Discrete Vortex Simulation to Predict Separation on Airfoils
R. Raju and M.S. Selig
National Renewable Energy Laboratory

In order to predict the performance of a wind-turbine in the post-stall region, it is necessary to use airfoil stall characteristics at high angles of attack as input to a 3D model. A discrete vortex method is being made use of to determine the post-stall properties of airfoils. The method used here is a full vortex cloud method. Discrete vortices are released from every point on the airfoil and convected downstream in the flow field. At high angles of attack the vortices roll up on the surface of the airfoil, simulating separation that models the post-stall effects.

Correcting Inflow Measurements from Wind Turbines
J. Whale and M.S. Selig
National Renewable Energy Laboratory

In order to provide accurate performance data for wind turbine design codes, 3D field data must be tabulated in terms of sectional angles of attack. A 3D Lifting-Surface Inflow Correction Method (LSIM) is being developed at UIUC, using a vortex panel code, in order to correct the measured local flow angles to angles of attack. The method has been tested using hypothetical 3D data, based on field measurements from the National Renewable Energy Laboratories (NREL) and wind tunnel data from the Technical University of Delft. LSIM has been used to correct 3D data from the Combined Experiment Rotor at NREL.

Wind Turbines for Electric Power Generation: A Critical Anaysis
J. Whale, P. Giguere and M.S. Selig
Caterpillar, Inc.

An appraisal of wind energy was carried out at UIUC on behalf of Caterpillar, Inc. A literature search was performed to assess the current state of wind energy and wind turbine technology including market projections, machine design, control systems and blade manufacture. Design codes were used to provide quantitative information concerning blade design and turbine power output. Analysis tools on The Danish Wind Turbine Manufacturers Association website were used to provide information on wind turbine energy production and economics. The appraisal concluded that wind energy has become cost-competitive with conventional energy sources and has a rapidly growing worldwide market.

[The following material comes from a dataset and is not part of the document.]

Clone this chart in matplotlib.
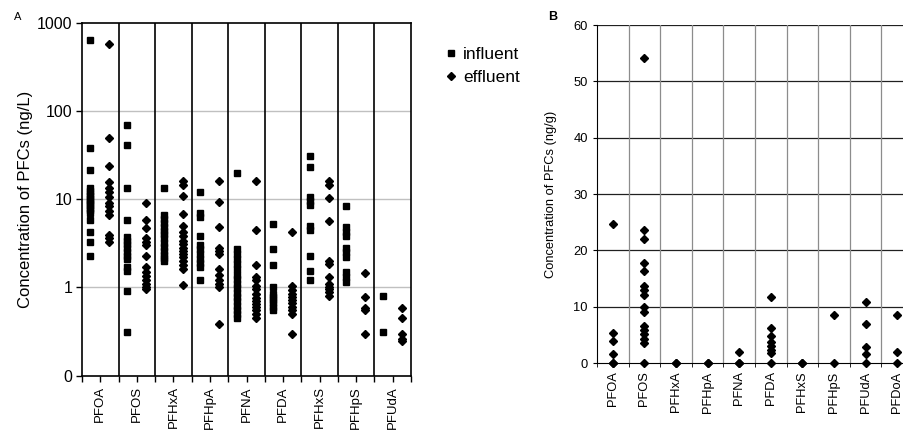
import numpy as np
import matplotlib.pyplot as plt
from matplotlib.ticker import FixedLocator, NullLocator

plt.rcParams['font.family'] = ['Liberation Sans', 'DejaVu Sans']

# panel A: concentrations in wastewater (ng/L), log axis
compounds_a = ["PFOA", "PFOS", "PFHxA", "PFHpA", "PFNA", "PFDA", "PFHxS", "PFHpS", "PFUdA"]
influent = [
    [640, 38, 21.5, 13.4, 12.5, 11.5, 10.8, 10, 9.5, 9, 8.5, 8, 7.5, 7, 5.8, 4.3, 3.3, 2.3],
    [69, 41, 13.4, 5.8, 3.7, 3.4, 3.1, 2.8, 2.5, 2.3, 2.1, 1.7, 1.55, 0.9, 0.31],
    [13.4, 6.6, 6.0, 5.4, 4.9, 4.4, 4.0, 3.6, 3.2, 2.9, 2.6, 2.35, 2.15, 2.0],
    [12.2, 7.0, 6.3, 3.8, 3.0, 2.7, 2.4, 2.1, 1.9, 1.7, 1.2],
    [19.9, 2.7, 2.4, 2.1, 1.85, 1.6, 1.4, 1.25, 1.1, 0.98, 0.87, 0.78, 0.7, 0.62, 0.55, 0.5, 0.45],
    [5.2, 2.7, 1.8, 1.0, 0.85, 0.78, 0.72, 0.66, 0.6, 0.55],
    [31, 23, 10.5, 9.5, 8.6, 5.0, 4.5, 2.3, 1.55, 1.2],
    [8.3, 4.9, 4.3, 3.8, 2.8, 2.5, 2.2, 1.5, 1.3, 1.16],
    [0.80, 0.31],
]
effluent = [
    [580, 49, 24, 15.7, 13.5, 12, 10.5, 9, 8.3, 7.4, 6.6, 3.9, 3.6, 3.3],
    [9.1, 5.8, 4.7, 3.6, 3.3, 3.0, 2.3, 1.7, 1.5, 1.35, 1.2, 1.1, 1.0, 0.95],
    [16, 14.5, 10.9, 6.8, 5.0, 4.2, 3.8, 3.4, 3.1, 2.8, 2.6, 2.4, 2.2, 2.0, 1.8, 1.6, 1.06],
    [16, 9.3, 4.9, 2.8, 2.6, 2.4, 1.6, 1.4, 1.2, 1.1, 1.0, 0.39],
    [16, 4.5, 1.8, 1.3, 1.2, 1.05, 0.95, 0.85, 0.75, 0.7, 0.65, 0.6, 0.55, 0.5, 0.45],
    [4.2, 1.05, 0.93, 0.85, 0.78, 0.72, 0.66, 0.6, 0.55, 0.5, 0.3],
    [16, 14.5, 10.4, 5.7, 2.0, 1.85, 1.3, 1.1, 1.0, 0.95, 0.88, 0.8],
    [1.46, 0.78, 0.58, 0.55, 0.3],
    [0.58, 0.45, 0.30, 0.26, 0.245],
]
ytick_vals_a = [0.1, 1, 10, 100, 1000]
ytick_labels_a = ["0", "1", "10", "100", "1000"]

# panel B: concentrations in sludge (ng/g)
compounds_b = ["PFOA", "PFOS", "PFHxA", "PFHpA", "PFNA", "PFDA", "PFHxS", "PFHpS", "PFUdA", "PFDoA"]
sludge = [
    [24.7, 5.3, 3.9, 1.65, 0, 0],
    [54.2, 23.6, 22.0, 17.7, 16.3, 13.7, 13.0, 12.1, 9.9, 9.1, 6.6, 5.9, 5.1, 4.3, 3.5, 0],
    [0, 0],
    [0, 0],
    [2.0, 0, 0],
    [11.8, 6.3, 4.8, 3.8, 3.1, 2.3, 1.7, 0],
    [0, 0],
    [8.6, 0],
    [10.8, 6.9, 2.9, 1.65, 0],
    [8.6, 2.0, 0],
]

fig = plt.figure(figsize=(9.04, 4.30), dpi=100)

# ---- panel A
ax = fig.add_axes([0.0907, 0.1263, 0.364, 0.821])
for i in range(len(compounds_a)):
    ax.plot(np.full(len(influent[i]), i - 0.27), influent[i], ls='none', marker='s',
            ms=5, color='black', label='influent' if i == 0 else None)
    ax.plot(np.full(len(effluent[i]), i + 0.25), effluent[i], ls='none', marker='D',
            ms=4.5, color='black', label='effluent' if i == 0 else None)
ax.set_yscale('log')
ax.set_ylim(0.1, 1000)
ax.set_xlim(-0.5, len(compounds_a) - 0.5)
ax.yaxis.set_major_locator(FixedLocator(ytick_vals_a))
ax.set_yticklabels(ytick_labels_a, fontsize=11.5)
ax.yaxis.set_minor_locator(NullLocator())
for v in ytick_vals_a[1:-1]:
    ax.axhline(v, color='#c0c0c0', lw=1, zorder=0)
for b in np.arange(0.5, len(compounds_a) - 0.5):
    ax.axvline(b, color='black', lw=1.2, zorder=1)
ax.set_xticks(np.arange(len(compounds_a)))
ax.set_xticklabels(compounds_a, rotation=90, fontsize=9.5)
ax.set_xticks(np.arange(-0.5, len(compounds_a)), minor=True)
ax.tick_params(axis='x', which='both', direction='out', length=4, width=1)
ax.tick_params(axis='y', direction='out', length=4, width=1, pad=3)
for s in ax.spines.values():
    s.set_linewidth(1.2)
ax.set_ylabel("Concentration of PFCs (ng/L)", fontsize=12)
ax.yaxis.set_label_coords(-0.15, 0.5)
fig.text(14 / 904, 1 - 17 / 430, "A", fontsize=8, va='center')
fig.legend(loc='upper left', bbox_to_anchor=(439 / 904, 1 - 40 / 430), frameon=False,
           fontsize=12.5, handlelength=0.6, handletextpad=0.4, labelspacing=0.45,
           borderaxespad=0, markerscale=0.9)

# ---- panel B
bx = fig.add_axes([0.6604, 0.1558, 0.3496, 0.786])
for i in range(len(compounds_b)):
    bx.plot(np.full(len(sludge[i]), i), sludge[i], ls='none', marker='D', ms=4.5,
            color='black', clip_on=False, zorder=3)
bx.set_ylim(0, 60)
bx.set_xlim(-0.5, len(compounds_b) - 0.5)
bx.set_yticks(np.arange(0, 61, 10))
bx.tick_params(axis='y', labelsize=9.3, direction='out', length=3)
for v in range(10, 61, 10):
    bx.axhline(v, color='#202020', lw=0.9, zorder=0)
for b in np.arange(0.5, len(compounds_b) - 0.5):
    bx.axvline(b, color='#8c8c8c', lw=0.9, zorder=0)
bx.set_xticks(np.arange(len(compounds_b)))
bx.set_xticklabels(compounds_b, rotation=90, fontsize=9.3)
bx.set_xticks(np.arange(-0.5, len(compounds_b)), minor=True)
bx.tick_params(axis='x', which='major', length=0, pad=6)
bx.tick_params(axis='x', which='minor', direction='out', length=3)
bx.spines['top'].set_visible(False)
bx.spines['right'].set_visible(False)
bx.set_ylabel("Concentration of PFCs (ng/g)", fontsize=9.3)
bx.yaxis.set_label_coords(-0.127, 0.5)
fig.text(548 / 904, 1 - 17 / 430, "B", fontsize=9, fontweight='bold', va='center')

fig.savefig("out.png", dpi=100)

Pioneer UAV Flight Simulator
J.A. Scott and M.S. Selig
U.S. Naval Command Control and Ocean Surveillance Center

The US Navy currently operates the Pioneer unmanned aerial vehicle (UAV) from both land bases and aircraft carriers to gather battlefield reconnaissance. To better train pilots in operating and landing the UAV, the Navy has developed the External Pilot flight simulator. This simulator contains a comprehensive aerodynamics model which adequately models the aircraft's basic flight behavior. The purpose of this research is to increase the quality and realism of the simulator. Improvements being incorporated include a more realistic air turbulence model, a ground landing and handling model, and aircraft engine sounds.